Well there are two effects drastically changing the SF employee demographic, and i dont mean by how they look but what kind of worker.
For the last what, 10 years, SF has been using aggressive attrition methods to shrink their workforce, rather than doing a selective termination process. That would be bad PR, however, SF would be able to choose to keep the best workers. Using attrition the BEST workers leave because they can go elsewhere. This concentrates the mediocre, stuck in cruise control, employees that will stick around until you fire them.
Pair this concentrating effect of the "you can get a job elsewhere if you need" and "just be happy you have a job" methods of treating current employees, with who they hire....and the culture they see when they hit the floor (manipulating silly metrics instead of doing good work, flying under the radar, kicking the can whenever possible ect) and you get a company that has been very aggressively turning a company full of compassionate workers doing their best, into metric manipulators because metrics are the only thing that matter.

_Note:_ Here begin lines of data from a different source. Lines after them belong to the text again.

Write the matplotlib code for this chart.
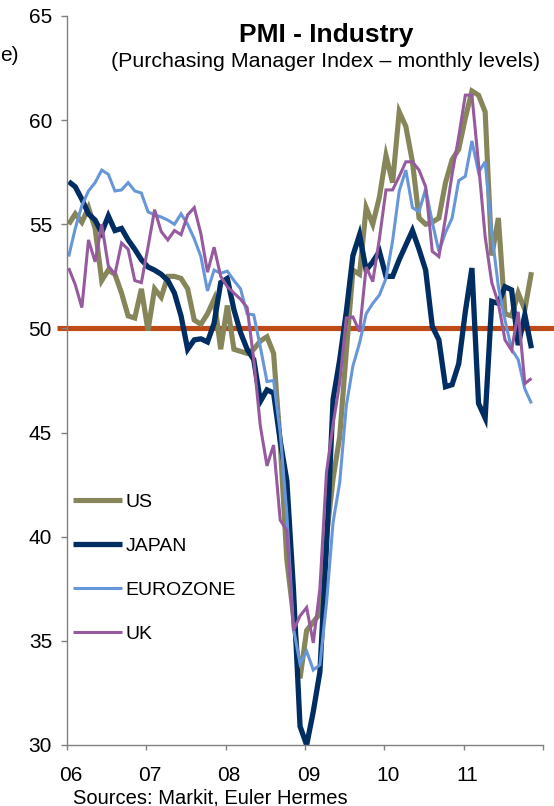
import matplotlib
matplotlib.use("Agg")
import matplotlib.pyplot as plt
from matplotlib.transforms import ScaledTranslation
import numpy as np

# Monthly manufacturing PMI, Jan 2006 - Nov 2011
us = [55.0, 55.5, 55.1, 55.8, 54.8, 52.3, 52.8, 52.6, 51.7, 50.6, 50.5, 51.9,
      49.9, 51.9, 51.5, 52.5, 52.5, 52.4, 51.9, 50.4, 50.2, 50.7, 51.4, 49.0,
      51.1, 49.0, 48.9, 48.8, 49.0, 49.4, 49.6, 48.8, 44.5, 38.9, 36.2, 33.2,
      35.5, 35.9, 36.3, 40.0, 42.8, 44.8, 48.9, 52.8, 52.6, 55.8, 55.0, 56.3,
      58.3, 57.0, 60.4, 59.7, 58.0, 55.3, 55.0, 55.1, 55.3, 57.0, 58.1, 58.6,
      60.1, 61.4, 61.2, 60.4, 53.5, 55.3, 50.7, 50.6, 51.7, 50.9, 52.7]

japan = [57.05, 56.8, 56.2, 55.5, 55.2, 54.6, 55.4, 54.7, 54.8, 54.25, 53.8, 53.3,
         52.95, 52.8, 52.6, 52.3, 51.7, 50.6, 49.0, 49.45, 49.5, 49.35, 50.25, 52.2,
         52.4, 50.9, 49.8, 49.0, 48.5, 46.5, 47.05, 46.9, 44.6, 42.7, 37.5, 30.9,
         30.0, 31.6, 33.5, 39.5, 46.6, 48.5, 50.8, 53.5, 54.5, 52.8, 53.2, 53.7,
         52.5, 52.5, 53.3, 54.0, 54.7, 53.8, 52.8, 50.1, 49.45, 47.2, 47.3, 48.3,
         50.8, 52.9, 46.4, 45.7, 51.3, 51.2, 52.0, 51.85, 49.2, 50.65, 49.05]

eurozone = [53.45, 54.8, 55.9, 56.6, 57.0, 57.6, 57.4, 56.6, 56.65, 57.0, 56.6, 56.5,
            55.6, 55.45, 55.35, 55.2, 55.0, 55.5, 55.0, 54.3, 53.45, 51.8, 52.8, 52.65,
            52.75, 52.3, 51.9, 50.7, 50.65, 49.1, 47.45, 47.5, 45.0, 41.1, 35.6, 33.9,
            34.5, 33.6, 33.85, 36.8, 40.7, 42.6, 46.3, 48.2, 49.3, 50.7, 51.2, 51.6,
            52.4, 54.2, 56.6, 57.6, 55.8, 55.6, 56.7, 55.1, 53.7, 54.6, 55.3, 57.1,
            57.3, 59.0, 57.5, 58.0, 54.6, 52.0, 50.4, 49.0, 48.5, 47.1, 46.4]

uk = [52.9, 52.1, 51.0, 54.25, 53.2, 55.0, 53.0, 52.6, 54.1, 53.8, 52.3, 52.2,
      53.9, 55.7, 54.65, 54.25, 54.7, 54.5, 55.45, 55.8, 54.55, 52.7, 53.9, 52.5,
      52.0, 51.7, 51.4, 51.0, 48.5, 45.3, 43.4, 44.4, 40.8, 40.3, 35.5, 36.2,
      36.6, 34.9, 37.5, 43.1, 45.4, 47.4, 50.5, 50.55, 49.85, 52.95, 52.25, 54.3,
      56.65, 56.65, 57.3, 58.0, 58.0, 57.6, 56.8, 53.7, 53.45, 55.3, 57.4, 59.2,
      61.2, 61.2, 57.9, 54.4, 52.2, 51.2, 49.45, 48.95, 50.8, 47.35, 47.6]

year_ticks = [2006, 2007, 2008, 2009, 2010, 2011, 2012]
year_labels = ["06", "07", "08", "09", "10", "11", ""]
series_names = ["US", "JAPAN", "EUROZONE", "UK"]

plt.rcParams["font.family"] = ["Liberation Sans", "DejaVu Sans"]

W, H = 554, 806
fig = plt.figure(figsize=(W / 100, H / 100), dpi=100)
ax = fig.add_axes([67 / W, 1 - 745 / H, 476 / W, 729 / H])

# monthly points sit a little after the start of each month
t = 2006 + (np.arange(len(us)) + 0.25) / 12

# 50 threshold line, extending slightly past the plot frame
ax.plot([-10 / 476, 1 + 11 / 476], [50, 50], transform=ax.get_yaxis_transform(),
        color="#BE4B15", lw=3.7, clip_on=False, zorder=1.5, solid_capstyle="butt")

styles = [
    (us, "#86865A", 3.7),
    (japan, "#002D62", 3.8),
    (eurozone, "#6797D8", 2.2),
    (uk, "#965A9E", 2.2),
]
handles = []
for (vals, col, lw), name in zip(styles, series_names):
    ln, = ax.plot(t, vals, color=col, lw=lw, label=name, zorder=2,
                  solid_joinstyle="miter", solid_capstyle="butt")
    handles.append(ln)

ax.set_xlim(2006, 2012)
ax.set_ylim(30, 65)
ax.set_yticks(np.arange(30, 66, 5))
ax.set_xticks(year_ticks)
ax.set_xticklabels(year_labels)

for side in ("top", "right"):
    ax.spines[side].set_visible(False)
for side in ("left", "bottom"):
    ax.spines[side].set_color("#808080")
    ax.spines[side].set_linewidth(1.0)

ax.tick_params(axis="x", direction="out", length=3.6, width=1, color="#808080",
               labelsize=15, pad=11.5)
ax.tick_params(axis="y", direction="out", length=4.3, width=1, color="#808080",
               labelsize=15, pad=6.5)

# year labels sit slightly right of their tick marks
shift = ScaledTranslation(3.5 / 100, 0, fig.dpi_scale_trans)
for lab in ax.get_xticklabels():
    lab.set_transform(lab.get_transform() + shift)

leg = ax.legend(handles=handles, loc="upper left",
                bbox_to_anchor=(73 / W, 1 - 493 / H), bbox_transform=fig.transFigure,
                frameon=False, fontsize=14, handlelength=2.5, handletextpad=0.2,
                labelspacing=1.36, borderpad=0, borderaxespad=0)

fig.text(326.5 / W, 1 - 42 / H, "PMI - Industry", ha="center", va="baseline",
         fontsize=19, fontweight="bold")
fig.text(326 / W, 1 - 67 / H, "(Purchasing Manager Index \u2013 monthly levels)",
         ha="center", va="baseline", fontsize=15.4)
fig.text(0.5 / W, 1 - 61 / H, "e)", ha="left", va="baseline", fontsize=15)
fig.text(73 / W, 1 - 803 / H, "Sources: Markit, Euler Hermes", ha="left",
         va="baseline", fontsize=14.5)

fig.savefig("out.png", dpi=100)
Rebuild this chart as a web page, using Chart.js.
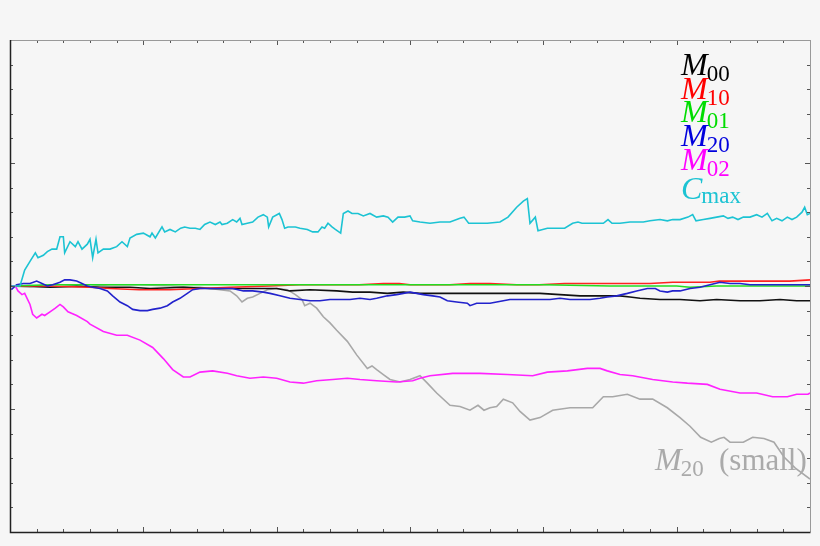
<!DOCTYPE html>
<html>
<head>
<meta charset="utf-8">
<script src="https://cdn.jsdelivr.net/npm/chart.js@4.4.0/dist/chart.umd.min.js"></script>
<style>
html,body{margin:0;padding:0;background:#f6f6f6;}
#wrap{width:820px;height:546px;}
</style>
</head>
<body>
<div id="wrap"><canvas id="grafico"></canvas></div>
<script>
// Valores: pares [x, y]
var cmax = [[1,0],[7.5,0.0],[11,0.13],[15,0.20],[19,0.27],[21,0.23],[25,0.25],[28,0.28],[31.5,0.30],[35,0.30],[37.5,0.40],[40,0.40],[41,0.27],[45,0.36],[49,0.32],[51,0.36],[54,0.30],[58,0.34],[60,0.38],[62,0.23],[64.5,0.38],[66,0.27],[70,0.30],[75,0.30],[80,0.32],[84,0.36],[88,0.32],[90,0.39],[95,0.42],[100,0.43],[105,0.40],[106.5,0.43],[109,0.39],[114,0.48],[116,0.44],[120,0.46],[124,0.44],[128,0.47],[131,0.48],[135,0.47],[139,0.47],[142.5,0.46],[146,0.50],[150,0.52],[154,0.50],[157.5,0.52],[159,0.50],[163,0.51],[167,0.54],[170,0.52],[172.5,0.55],[174,0.50],[178,0.51],[182,0.52],[186,0.56],[190,0.58],[193,0.56],[194,0.48],[197,0.56],[202,0.59],[204,0.54],[206,0.47],[208.5,0.48],[214,0.48],[217.5,0.47],[223,0.46],[227,0.44],[231,0.44],[234,0.48],[236,0.47],[238.5,0.51],[241.5,0.48],[244,0.46],[248,0.43],[250,0.59],[253.5,0.61],[256.5,0.59],[261,0.59],[265,0.57],[270,0.59],[275,0.56],[280,0.57],[283.5,0.56],[287,0.52],[291,0.56],[296,0.56],[300,0.57],[302,0.53],[307.5,0.52],[315,0.51],[322.5,0.52],[330,0.52],[337.5,0.55],[340.5,0.56],[344,0.51],[350,0.51],[358,0.51],[367.5,0.52],[373.5,0.56],[380,0.64],[385,0.69],[388,0.71],[390,0.51],[394,0.56],[396,0.45],[403,0.47],[410,0.47],[416,0.47],[422,0.51],[426,0.52],[429,0.51],[436.5,0.51],[445,0.51],[448.5,0.54],[451.5,0.51],[457.5,0.51],[465,0.52],[470,0.52],[475,0.52],[480,0.53],[487.5,0.54],[493,0.53],[497,0.54],[502.5,0.54],[508.5,0.56],[512,0.58],[514.5,0.53],[520,0.54],[525,0.55],[530,0.56],[535,0.57],[538.5,0.55],[542,0.56],[546,0.54],[550,0.56],[555,0.56],[560,0.58],[564,0.56],[568,0.59],[571.5,0.53],[575,0.55],[579,0.53],[583,0.56],[586.5,0.54],[590,0.56],[594,0.60],[596,0.64],[598,0.58],[600,0.59]];

var m00 = [[1,0],[15,0.00],[30,-0.01],[50,0.00],[67.5,-0.01],[90,-0.01],[105,-0.02],[130,-0.01],[150,-0.02],[175,-0.02],[200,-0.02],[210,-0.04],[225,-0.03],[245,-0.04],[257,-0.05],[270,-0.05],[283,-0.06],[295,-0.05],[307.5,-0.06],[320,-0.06],[345,-0.06],[370,-0.06],[397.5,-0.06],[412.5,-0.07],[427.5,-0.08],[457.5,-0.08],[465,-0.09],[472.5,-0.10],[487.5,-0.11],[502.5,-0.11],[517.5,-0.12],[530,-0.11],[547.5,-0.12],[562.5,-0.12],[577.5,-0.11],[590,-0.12],[600,-0.12]];

var m10 = [[1,0],[30,0.00],[60,-0.01],[75,-0.02],[97,-0.03],[120,-0.03],[142,-0.02],[165,-0.01],[195,0.00],[217,0.01],[240,0.01],[262,0.01],[280,0.02],[292,0.02],[300,0.01],[330,0.01],[345,0.02],[360,0.02],[380,0.01],[397,0.01],[416,0.02],[435,0.02],[448,0.02],[462,0.02],[480,0.02],[497,0.03],[525,0.03],[532,0.04],[555,0.04],[572,0.04],[585,0.04],[600,0.05]];

var m01 = [[1,0],[30,0.01],[60,0.01],[100,0.01],[150,0.01],[200,0.01],[250,0.01],[300,0.01],[350,0.01],[400,0.01],[450,0.00],[500,0.00],[510,-0.01],[530,0.00],[600,0.00]];

var m20 = [[1,-0.03],[5,0.01],[10,0.02],[15,0.02],[20,0.04],[24,0.02],[28,0.00],[32,0.01],[37.5,0.03],[41,0.05],[45,0.05],[50,0.04],[54,0.02],[58,0.00],[62,-0.01],[67.5,-0.02],[73,-0.04],[77,-0.08],[82.5,-0.13],[88,-0.16],[92,-0.19],[97.5,-0.20],[103,-0.20],[107,-0.19],[112.5,-0.18],[118,-0.16],[122,-0.13],[127.5,-0.10],[133,-0.06],[137,-0.03],[142.5,-0.02],[152,-0.02],[163,-0.02],[167,-0.02],[175,-0.04],[182,-0.04],[190,-0.05],[195,-0.06],[202.5,-0.08],[210,-0.10],[217.5,-0.11],[225,-0.12],[232.5,-0.12],[240,-0.11],[247.5,-0.11],[255,-0.11],[262.5,-0.10],[270,-0.11],[275,-0.10],[283,-0.08],[290,-0.07],[295,-0.06],[300,-0.05],[305,-0.06],[310,-0.07],[317,-0.08],[322.5,-0.09],[328,-0.12],[335,-0.13],[343,-0.14],[345,-0.16],[350,-0.14],[355,-0.14],[360,-0.14],[365,-0.13],[370,-0.12],[375,-0.11],[382.5,-0.11],[390,-0.11],[397.5,-0.11],[405,-0.11],[412.5,-0.10],[420,-0.11],[427.5,-0.11],[435,-0.11],[442.5,-0.10],[448,-0.09],[455,-0.08],[463,-0.06],[470,-0.04],[478,-0.02],[484,-0.02],[487.5,-0.04],[493,-0.05],[497,-0.04],[502.5,-0.04],[510,-0.02],[517.5,-0.01],[525,0.01],[532.5,0.03],[540,0.02],[547.5,0.02],[555,0.01],[572,0.01],[600,0.01]];

var m02 = [[1,0],[4,0.00],[6,-0.04],[9,-0.07],[11,-0.06],[15,-0.15],[17,-0.23],[20,-0.26],[24,-0.23],[26,-0.24],[30,-0.21],[34,-0.18],[37.5,-0.15],[40,-0.17],[43.5,-0.21],[50,-0.24],[58,-0.29],[60,-0.31],[70,-0.37],[80,-0.40],[88,-0.40],[97.5,-0.44],[107,-0.50],[115,-0.59],[122,-0.68],[130,-0.74],[135,-0.74],[142.5,-0.70],[152,-0.69],[163,-0.71],[170,-0.73],[180,-0.75],[190,-0.74],[200,-0.75],[210,-0.78],[220,-0.79],[230,-0.77],[242,-0.76],[253,-0.75],[262.5,-0.76],[275,-0.77],[290,-0.78],[302,-0.77],[307.5,-0.75],[315,-0.73],[332,-0.71],[352.5,-0.71],[373,-0.72],[392,-0.73],[403,-0.70],[418,-0.69],[433,-0.67],[442.5,-0.67],[448,-0.69],[457.5,-0.72],[467,-0.73],[482,-0.76],[497,-0.78],[508,-0.79],[523,-0.80],[532.5,-0.84],[547.5,-0.87],[560,-0.87],[572,-0.90],[583,-0.90],[590,-0.88],[598.5,-0.88],[600,-0.87]];

var m20small = [[1,0],[15,-0.01],[30,-0.01],[52.5,-0.01],[75,0.01],[97.5,0.01],[120,0.00],[135,-0.01],[142.5,-0.01],[150,-0.02],[157.5,-0.03],[165,-0.04],[170,-0.08],[174,-0.13],[178,-0.10],[182,-0.09],[187.5,-0.06],[193,-0.03],[200,-0.02],[208,-0.03],[214,-0.07],[219,-0.11],[221,-0.16],[225,-0.14],[230,-0.18],[235,-0.25],[240,-0.30],[245,-0.36],[253,-0.45],[260,-0.56],[268,-0.67],[271.5,-0.65],[275,-0.68],[280,-0.72],[285,-0.76],[292.5,-0.78],[300,-0.76],[307.5,-0.73],[313,-0.79],[320,-0.87],[330,-0.97],[337.5,-0.98],[345,-1.01],[351,-0.97],[355.5,-1.01],[360,-0.99],[365,-0.98],[370,-0.92],[377,-0.95],[382.5,-1.02],[390,-1.09],[397.5,-1.07],[407,-1.01],[420,-0.99],[437,-0.99],[445,-0.90],[452,-0.90],[463,-0.88],[472.5,-0.92],[482,-0.92],[493,-0.99],[502.5,-1.07],[510,-1.14],[518,-1.23],[526,-1.27],[532,-1.24],[535.5,-1.23],[540,-1.27],[550,-1.27],[557,-1.23],[565.5,-1.24],[573,-1.27],[580.5,-1.39],[589,-1.48],[600,-1.57]];

// Rotulos de la leyenda
var nombres = ['M', 'M', 'M', 'M', 'M', 'C'];
var subindices = ['00', '10', '01', '20', '02', 'max'];
var colores = ['#000000', '#ff0000', '#00dd00', '#0000dd', '#ff00ff', '#1cc3d3'];

function puntos(arr){
    return arr.map(function(p){ return {x: p[0], y: p[1]}; });
}

function serie(datos, color){
    return {data: puntos(datos), borderColor: color, borderWidth: 1.6, pointRadius: 0, fill: false, tension: 0};
}

// marco con marcas hacia dentro en los cuatro lados
var marco = {
    id: 'marco',
    afterDatasetsDraw: function(chart){
        var ctx = chart.ctx, a = chart.chartArea;
        var sx = chart.scales.x, sy = chart.scales.y;
        ctx.save();
        ctx.lineWidth = 1;
        ctx.strokeStyle = '#555';
        for (var v = 0; v <= 600; v += 20){
            var px = Math.round(sx.getPixelForValue(v)) + 0.5;
            var len = (v % 100 === 0) ? 5 : 3;
            ctx.beginPath();
            ctx.moveTo(px, a.bottom); ctx.lineTo(px, a.bottom - len);
            ctx.moveTo(px, a.top); ctx.lineTo(px, a.top + len);
            ctx.stroke();
        }
        for (var i = -10; i <= 10; i++){
            var py = Math.round(sy.getPixelForValue(i / 5)) + 0.5;
            var l2 = (i % 5 === 0) ? 5 : 3;
            ctx.beginPath();
            ctx.moveTo(a.left, py); ctx.lineTo(a.left + l2, py);
            ctx.moveTo(a.right, py); ctx.lineTo(a.right - l2, py);
            ctx.stroke();
        }
        // bordes
        ctx.strokeStyle = '#999';
        ctx.beginPath();
        ctx.moveTo(a.left, a.top + 0.5); ctx.lineTo(a.right + 0.5, a.top + 0.5);
        ctx.moveTo(a.right + 0.5, a.top); ctx.lineTo(a.right + 0.5, a.bottom);
        ctx.stroke();
        ctx.strokeStyle = '#222';
        ctx.lineWidth = 1.5;
        ctx.beginPath();
        ctx.moveTo(a.left + 0.5, a.top); ctx.lineTo(a.left + 0.5, a.bottom + 0.5);
        ctx.lineTo(a.right + 0.5, a.bottom + 0.5);
        ctx.stroke();
        ctx.restore();
    }
};

// leyenda con subindices y etiqueta de la curva gris
var leyenda = {
    id: 'leyenda',
    afterDraw: function(chart){
        var ctx = chart.ctx;
        var bases = [75, 98.5, 122, 145.5, 170, 199];
        ctx.save();
        ctx.textBaseline = 'alphabetic';
        for (var i = 0; i < nombres.length; i++){
            ctx.fillStyle = colores[i];
            ctx.font = 'italic 32px "Liberation Serif"';
            ctx.fillText(nombres[i], 681, bases[i]);
            var w = ctx.measureText(nombres[i]).width;
            ctx.font = '23px "Liberation Serif"';
            ctx.fillText(subindices[i], 681 + w - 1, bases[i] + (i === 5 ? 4 : 6));
        }
        ctx.fillStyle = '#aaaaaa';
        ctx.font = 'italic 32px "Liberation Serif"';
        ctx.fillText('M', 655, 470);
        var wm = ctx.measureText('M').width;
        ctx.font = '23px "Liberation Serif"';
        ctx.fillText('20', 655 + wm - 1, 476);
        ctx.font = '31px "Liberation Serif"';
        ctx.fillText('(small)', 719, 470);
        ctx.restore();
    }
};

var grafico = new Chart(document.getElementById('grafico'), {
    type: 'line',
    data: {
        datasets: [
            serie(cmax, '#1cc3d3'),
            serie(m02, '#ff22ff'),
            serie(m20, '#2222cc'),
            serie(m01, '#22dd22'),
            serie(m10, '#ff2222'),
            serie(m00, '#111111'),
            serie(m20small, '#a8a8a8')
        ]
    },
    options: {
        responsive: true,
        maintainAspectRatio: false,
        animation: false,
        layout: {padding: {left: 10, right: 10, top: 40, bottom: 14}},
        plugins: {legend: {display: false}, tooltip: {enabled: false}},
        scales: {
            x: {type: 'linear', display: false, min: 0, max: 600},
            y: {type: 'linear', display: false, min: -2, max: 2}
        }
    },
    plugins: [marco, leyenda]
});
</script>
</body>
</html>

Its why claims is getting worse not better. SF is losing its core stock of top end claim handlers, before they even get to a decent position. Most leave as a CA within a year or two to go on and have careers at your competition, which is why they gain % and we lose %. You can buy a minimum limit non-standard company to pad market share, and slash rates to compete with bargain brands all you want....bottom line in 5-10 year there will be very few people carrying the weight of many at SF and the company will suffer long term for it.